'''

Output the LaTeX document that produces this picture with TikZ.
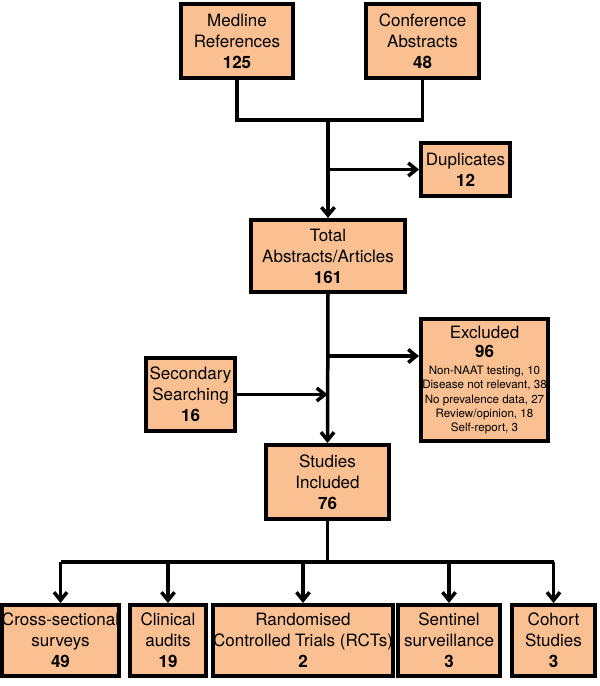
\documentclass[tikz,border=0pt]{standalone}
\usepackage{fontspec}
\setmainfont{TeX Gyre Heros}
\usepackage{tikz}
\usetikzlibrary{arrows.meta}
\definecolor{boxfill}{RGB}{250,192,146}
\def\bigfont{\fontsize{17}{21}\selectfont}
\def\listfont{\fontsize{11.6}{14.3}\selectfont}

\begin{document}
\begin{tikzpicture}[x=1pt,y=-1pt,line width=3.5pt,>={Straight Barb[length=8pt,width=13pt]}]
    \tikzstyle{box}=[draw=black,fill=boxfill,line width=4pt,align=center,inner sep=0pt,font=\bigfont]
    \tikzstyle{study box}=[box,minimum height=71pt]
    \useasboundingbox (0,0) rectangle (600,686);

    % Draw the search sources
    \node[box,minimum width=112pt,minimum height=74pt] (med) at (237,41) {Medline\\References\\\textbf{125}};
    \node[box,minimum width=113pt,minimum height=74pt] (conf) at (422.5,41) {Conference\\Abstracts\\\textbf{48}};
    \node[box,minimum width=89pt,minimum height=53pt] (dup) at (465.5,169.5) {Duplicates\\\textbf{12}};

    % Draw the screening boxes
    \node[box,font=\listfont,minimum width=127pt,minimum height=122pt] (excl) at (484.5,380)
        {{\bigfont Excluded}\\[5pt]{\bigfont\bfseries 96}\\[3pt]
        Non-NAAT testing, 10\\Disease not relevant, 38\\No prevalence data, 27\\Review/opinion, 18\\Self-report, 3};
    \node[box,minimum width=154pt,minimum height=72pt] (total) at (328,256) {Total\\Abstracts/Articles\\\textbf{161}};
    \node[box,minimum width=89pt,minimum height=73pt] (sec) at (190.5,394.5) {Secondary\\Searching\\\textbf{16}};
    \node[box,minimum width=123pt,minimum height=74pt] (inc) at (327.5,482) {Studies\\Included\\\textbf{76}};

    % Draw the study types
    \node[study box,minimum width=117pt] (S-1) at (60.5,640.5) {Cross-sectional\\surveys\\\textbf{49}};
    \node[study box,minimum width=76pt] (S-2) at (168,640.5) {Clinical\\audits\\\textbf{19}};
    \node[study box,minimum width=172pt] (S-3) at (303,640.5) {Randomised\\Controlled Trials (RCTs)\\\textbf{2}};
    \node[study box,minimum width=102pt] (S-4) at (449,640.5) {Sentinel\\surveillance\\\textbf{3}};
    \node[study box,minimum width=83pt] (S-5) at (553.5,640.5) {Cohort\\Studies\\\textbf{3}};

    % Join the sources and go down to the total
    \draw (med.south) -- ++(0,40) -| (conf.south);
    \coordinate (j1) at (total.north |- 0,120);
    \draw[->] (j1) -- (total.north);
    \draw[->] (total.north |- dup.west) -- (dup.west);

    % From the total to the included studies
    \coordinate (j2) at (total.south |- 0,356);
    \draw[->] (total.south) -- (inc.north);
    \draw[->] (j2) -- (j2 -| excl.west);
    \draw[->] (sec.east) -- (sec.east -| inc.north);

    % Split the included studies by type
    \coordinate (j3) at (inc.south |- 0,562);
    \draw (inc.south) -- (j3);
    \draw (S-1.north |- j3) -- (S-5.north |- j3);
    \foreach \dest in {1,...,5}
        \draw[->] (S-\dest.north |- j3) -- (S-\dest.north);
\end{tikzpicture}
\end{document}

'''

Quote, exactly and only, the lines from the first line of the data above through the line containing "box,minimum width=83pt] (S-5)". The pictures do not belong in it.

Output the LaTeX document that produces this picture with TikZ.
\documentclass[tikz,border=0pt]{standalone}
\usepackage{fontspec}
\setmainfont{TeX Gyre Heros}
\usepackage{tikz}
\usetikzlibrary{arrows.meta}
\definecolor{boxfill}{RGB}{250,192,146}
\def\bigfont{\fontsize{17}{21}\selectfont}
\def\listfont{\fontsize{11.6}{14.3}\selectfont}

\begin{document}
\begin{tikzpicture}[x=1pt,y=-1pt,line width=3.5pt,>={Straight Barb[length=8pt,width=13pt]}]
    \tikzstyle{box}=[draw=black,fill=boxfill,line width=4pt,align=center,inner sep=0pt,font=\bigfont]
    \tikzstyle{study box}=[box,minimum height=71pt]
    \useasboundingbox (0,0) rectangle (600,686);

    % Draw the search sources
    \node[box,minimum width=112pt,minimum height=74pt] (med) at (237,41) {Medline\\References\\\textbf{125}};
    \node[box,minimum width=113pt,minimum height=74pt] (conf) at (422.5,41) {Conference\\Abstracts\\\textbf{48}};
    \node[box,minimum width=89pt,minimum height=53pt] (dup) at (465.5,169.5) {Duplicates\\\textbf{12}};

    % Draw the screening boxes
    \node[box,font=\listfont,minimum width=127pt,minimum height=122pt] (excl) at (484.5,380)
        {{\bigfont Excluded}\\[5pt]{\bigfont\bfseries 96}\\[3pt]
        Non-NAAT testing, 10\\Disease not relevant, 38\\No prevalence data, 27\\Review/opinion, 18\\Self-report, 3};
    \node[box,minimum width=154pt,minimum height=72pt] (total) at (328,256) {Total\\Abstracts/Articles\\\textbf{161}};
    \node[box,minimum width=89pt,minimum height=73pt] (sec) at (190.5,394.5) {Secondary\\Searching\\\textbf{16}};
    \node[box,minimum width=123pt,minimum height=74pt] (inc) at (327.5,482) {Studies\\Included\\\textbf{76}};

    % Draw the study types
    \node[study box,minimum width=117pt] (S-1) at (60.5,640.5) {Cross-sectional\\surveys\\\textbf{49}};
    \node[study box,minimum width=76pt] (S-2) at (168,640.5) {Clinical\\audits\\\textbf{19}};
    \node[study box,minimum width=172pt] (S-3) at (303,640.5) {Randomised\\Controlled Trials (RCTs)\\\textbf{2}};
    \node[study box,minimum width=102pt] (S-4) at (449,640.5) {Sentinel\\surveillance\\\textbf{3}};
    \node[study box,minimum width=83pt] (S-5) at (553.5,640.5) {Cohort\\Studies\\\textbf{3}};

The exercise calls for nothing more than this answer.